Only the lines from the start of the data through the line with "0.0020, 0.0020, 0.0017];" belong in the copy. Restate them word for word, minus the pictures.

┌──

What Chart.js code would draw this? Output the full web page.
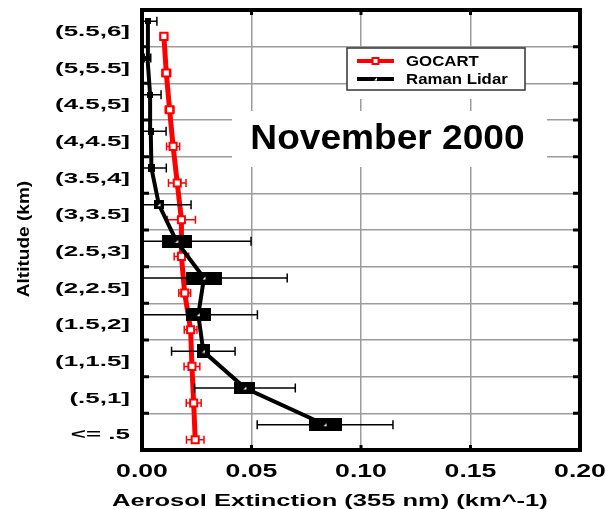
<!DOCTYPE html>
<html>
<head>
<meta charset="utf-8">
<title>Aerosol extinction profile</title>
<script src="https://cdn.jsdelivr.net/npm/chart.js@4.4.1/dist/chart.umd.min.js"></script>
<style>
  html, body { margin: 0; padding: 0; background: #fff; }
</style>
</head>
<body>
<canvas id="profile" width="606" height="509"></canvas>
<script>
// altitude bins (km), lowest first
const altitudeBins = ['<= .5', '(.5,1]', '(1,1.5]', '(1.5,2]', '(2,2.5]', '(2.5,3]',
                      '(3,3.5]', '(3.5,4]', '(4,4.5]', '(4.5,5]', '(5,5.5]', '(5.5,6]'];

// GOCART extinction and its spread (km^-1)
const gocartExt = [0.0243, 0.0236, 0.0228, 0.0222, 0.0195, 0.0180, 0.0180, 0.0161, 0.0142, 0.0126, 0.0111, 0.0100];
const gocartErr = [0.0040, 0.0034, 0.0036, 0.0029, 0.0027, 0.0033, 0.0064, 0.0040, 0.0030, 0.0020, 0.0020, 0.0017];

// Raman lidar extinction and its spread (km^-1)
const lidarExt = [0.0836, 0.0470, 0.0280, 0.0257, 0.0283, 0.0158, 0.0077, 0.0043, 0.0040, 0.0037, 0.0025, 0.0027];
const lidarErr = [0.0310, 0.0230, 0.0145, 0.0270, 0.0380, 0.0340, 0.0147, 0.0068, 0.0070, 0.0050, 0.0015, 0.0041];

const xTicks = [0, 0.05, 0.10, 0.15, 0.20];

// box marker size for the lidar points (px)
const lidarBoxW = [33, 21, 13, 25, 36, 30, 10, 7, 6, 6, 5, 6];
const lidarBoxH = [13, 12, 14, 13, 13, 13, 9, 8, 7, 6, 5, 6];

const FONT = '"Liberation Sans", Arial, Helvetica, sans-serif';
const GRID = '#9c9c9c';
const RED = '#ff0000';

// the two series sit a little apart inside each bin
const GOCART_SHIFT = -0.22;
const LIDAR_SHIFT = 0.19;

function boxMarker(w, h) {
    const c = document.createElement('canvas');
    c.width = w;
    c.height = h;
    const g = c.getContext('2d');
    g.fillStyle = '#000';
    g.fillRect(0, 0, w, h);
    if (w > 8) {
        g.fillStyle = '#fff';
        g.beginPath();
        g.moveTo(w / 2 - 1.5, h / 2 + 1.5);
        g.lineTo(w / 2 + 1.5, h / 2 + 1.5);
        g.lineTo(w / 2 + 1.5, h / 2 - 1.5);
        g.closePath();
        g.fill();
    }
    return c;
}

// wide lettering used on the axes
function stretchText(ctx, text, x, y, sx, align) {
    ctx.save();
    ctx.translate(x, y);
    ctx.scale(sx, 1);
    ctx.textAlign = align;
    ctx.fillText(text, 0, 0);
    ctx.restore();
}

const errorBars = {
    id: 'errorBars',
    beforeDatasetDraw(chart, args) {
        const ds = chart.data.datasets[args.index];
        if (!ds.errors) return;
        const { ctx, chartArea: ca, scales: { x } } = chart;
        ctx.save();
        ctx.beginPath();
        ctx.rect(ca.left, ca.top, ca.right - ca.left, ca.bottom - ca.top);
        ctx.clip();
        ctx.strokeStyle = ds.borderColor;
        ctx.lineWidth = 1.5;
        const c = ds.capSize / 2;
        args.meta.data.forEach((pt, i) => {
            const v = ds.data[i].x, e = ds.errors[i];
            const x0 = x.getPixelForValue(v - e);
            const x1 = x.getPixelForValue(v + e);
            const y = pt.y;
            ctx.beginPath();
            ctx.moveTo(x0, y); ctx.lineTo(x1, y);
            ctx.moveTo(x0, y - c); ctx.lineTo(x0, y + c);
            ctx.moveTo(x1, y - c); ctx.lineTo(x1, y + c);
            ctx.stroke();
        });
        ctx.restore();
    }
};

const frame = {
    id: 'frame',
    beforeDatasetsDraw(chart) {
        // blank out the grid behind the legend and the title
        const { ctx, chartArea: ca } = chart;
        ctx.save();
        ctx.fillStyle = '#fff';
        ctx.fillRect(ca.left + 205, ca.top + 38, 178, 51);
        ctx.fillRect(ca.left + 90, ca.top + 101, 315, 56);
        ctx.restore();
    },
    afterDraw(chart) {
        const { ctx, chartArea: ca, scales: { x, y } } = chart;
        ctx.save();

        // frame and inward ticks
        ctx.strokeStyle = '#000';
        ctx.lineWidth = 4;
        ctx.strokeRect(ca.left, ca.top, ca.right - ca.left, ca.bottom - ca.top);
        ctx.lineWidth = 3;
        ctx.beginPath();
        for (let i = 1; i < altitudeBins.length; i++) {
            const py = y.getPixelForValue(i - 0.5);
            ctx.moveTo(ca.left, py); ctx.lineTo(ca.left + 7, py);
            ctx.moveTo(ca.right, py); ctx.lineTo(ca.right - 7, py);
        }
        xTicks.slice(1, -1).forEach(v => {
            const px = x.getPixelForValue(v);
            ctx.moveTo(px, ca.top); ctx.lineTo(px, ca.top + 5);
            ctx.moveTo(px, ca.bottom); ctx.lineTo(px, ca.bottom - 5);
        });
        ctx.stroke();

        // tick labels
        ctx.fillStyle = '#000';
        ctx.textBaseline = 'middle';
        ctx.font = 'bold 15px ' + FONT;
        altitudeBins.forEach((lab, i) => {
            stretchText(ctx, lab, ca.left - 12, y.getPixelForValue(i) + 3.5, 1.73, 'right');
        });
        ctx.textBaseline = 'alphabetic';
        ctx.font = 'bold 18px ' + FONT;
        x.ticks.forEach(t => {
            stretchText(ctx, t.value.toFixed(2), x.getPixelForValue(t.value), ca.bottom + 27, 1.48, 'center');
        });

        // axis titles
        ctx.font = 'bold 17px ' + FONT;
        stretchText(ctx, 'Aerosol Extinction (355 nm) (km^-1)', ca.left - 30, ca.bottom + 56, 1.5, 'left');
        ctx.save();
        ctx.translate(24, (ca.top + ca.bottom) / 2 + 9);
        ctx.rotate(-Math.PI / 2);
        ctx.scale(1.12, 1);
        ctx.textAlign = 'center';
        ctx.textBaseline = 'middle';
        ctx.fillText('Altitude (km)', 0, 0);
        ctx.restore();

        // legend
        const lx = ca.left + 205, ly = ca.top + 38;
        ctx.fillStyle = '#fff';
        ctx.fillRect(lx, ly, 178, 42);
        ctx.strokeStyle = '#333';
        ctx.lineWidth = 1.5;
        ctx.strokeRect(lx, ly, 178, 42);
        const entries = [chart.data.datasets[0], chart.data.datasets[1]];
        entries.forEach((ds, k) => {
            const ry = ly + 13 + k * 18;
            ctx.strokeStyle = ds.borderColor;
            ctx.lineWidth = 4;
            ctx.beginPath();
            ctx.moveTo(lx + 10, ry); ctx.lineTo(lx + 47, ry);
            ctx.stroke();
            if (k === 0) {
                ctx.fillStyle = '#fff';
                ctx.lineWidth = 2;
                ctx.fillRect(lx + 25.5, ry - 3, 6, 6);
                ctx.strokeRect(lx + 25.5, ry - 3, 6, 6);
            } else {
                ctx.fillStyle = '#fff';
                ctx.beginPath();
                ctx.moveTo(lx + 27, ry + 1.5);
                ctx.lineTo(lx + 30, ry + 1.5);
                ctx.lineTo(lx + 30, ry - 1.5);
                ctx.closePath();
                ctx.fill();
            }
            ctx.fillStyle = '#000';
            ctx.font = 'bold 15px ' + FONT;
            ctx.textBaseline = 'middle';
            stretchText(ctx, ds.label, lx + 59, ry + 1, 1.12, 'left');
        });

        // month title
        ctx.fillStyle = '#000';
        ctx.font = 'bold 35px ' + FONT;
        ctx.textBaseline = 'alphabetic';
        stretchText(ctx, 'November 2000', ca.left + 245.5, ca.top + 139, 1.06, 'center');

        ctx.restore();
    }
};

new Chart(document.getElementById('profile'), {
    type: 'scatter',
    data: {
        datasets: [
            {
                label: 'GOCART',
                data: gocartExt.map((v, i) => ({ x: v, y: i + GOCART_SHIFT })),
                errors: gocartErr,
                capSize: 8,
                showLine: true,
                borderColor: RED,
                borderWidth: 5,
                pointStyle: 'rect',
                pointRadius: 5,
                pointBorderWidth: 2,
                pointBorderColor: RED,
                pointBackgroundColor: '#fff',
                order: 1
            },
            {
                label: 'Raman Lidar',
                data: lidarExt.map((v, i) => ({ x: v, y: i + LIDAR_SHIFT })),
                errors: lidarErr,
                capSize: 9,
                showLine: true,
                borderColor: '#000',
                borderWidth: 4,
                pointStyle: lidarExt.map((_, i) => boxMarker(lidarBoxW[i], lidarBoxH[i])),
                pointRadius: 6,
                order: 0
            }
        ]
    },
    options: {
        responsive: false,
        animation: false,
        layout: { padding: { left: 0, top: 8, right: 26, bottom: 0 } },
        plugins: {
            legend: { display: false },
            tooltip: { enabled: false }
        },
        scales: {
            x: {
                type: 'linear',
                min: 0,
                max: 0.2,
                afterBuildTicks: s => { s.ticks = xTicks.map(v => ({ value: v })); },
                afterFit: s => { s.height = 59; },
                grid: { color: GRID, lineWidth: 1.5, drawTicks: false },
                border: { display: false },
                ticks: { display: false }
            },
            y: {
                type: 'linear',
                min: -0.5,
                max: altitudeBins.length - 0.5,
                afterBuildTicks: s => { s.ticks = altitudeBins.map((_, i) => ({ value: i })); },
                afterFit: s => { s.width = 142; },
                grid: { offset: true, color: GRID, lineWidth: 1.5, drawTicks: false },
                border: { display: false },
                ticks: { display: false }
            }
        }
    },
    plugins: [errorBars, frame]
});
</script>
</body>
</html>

└──

▸ **Solution below**
What Chart.js code would draw this? Output the full web page.
<!DOCTYPE html>
<html>
<head>
<meta charset="utf-8">
<title>Aerosol extinction profile</title>
<script src="https://cdn.jsdelivr.net/npm/chart.js@4.4.1/dist/chart.umd.min.js"></script>
<style>
  html, body { margin: 0; padding: 0; background: #fff; }
</style>
</head>
<body>
<canvas id="profile" width="606" height="509"></canvas>
<script>
// altitude bins (km), lowest first
const altitudeBins = ['<= .5', '(.5,1]', '(1,1.5]', '(1.5,2]', '(2,2.5]', '(2.5,3]',
                      '(3,3.5]', '(3.5,4]', '(4,4.5]', '(4.5,5]', '(5,5.5]', '(5.5,6]'];

// GOCART extinction and its spread (km^-1)
const gocartExt = [0.0243, 0.0236, 0.0228, 0.0222, 0.0195, 0.0180, 0.0180, 0.0161, 0.0142, 0.0126, 0.0111, 0.0100];
const gocartErr = [0.0040, 0.0034, 0.0036, 0.0029, 0.0027, 0.0033, 0.0064, 0.0040, 0.0030, 0.0020, 0.0020, 0.0017];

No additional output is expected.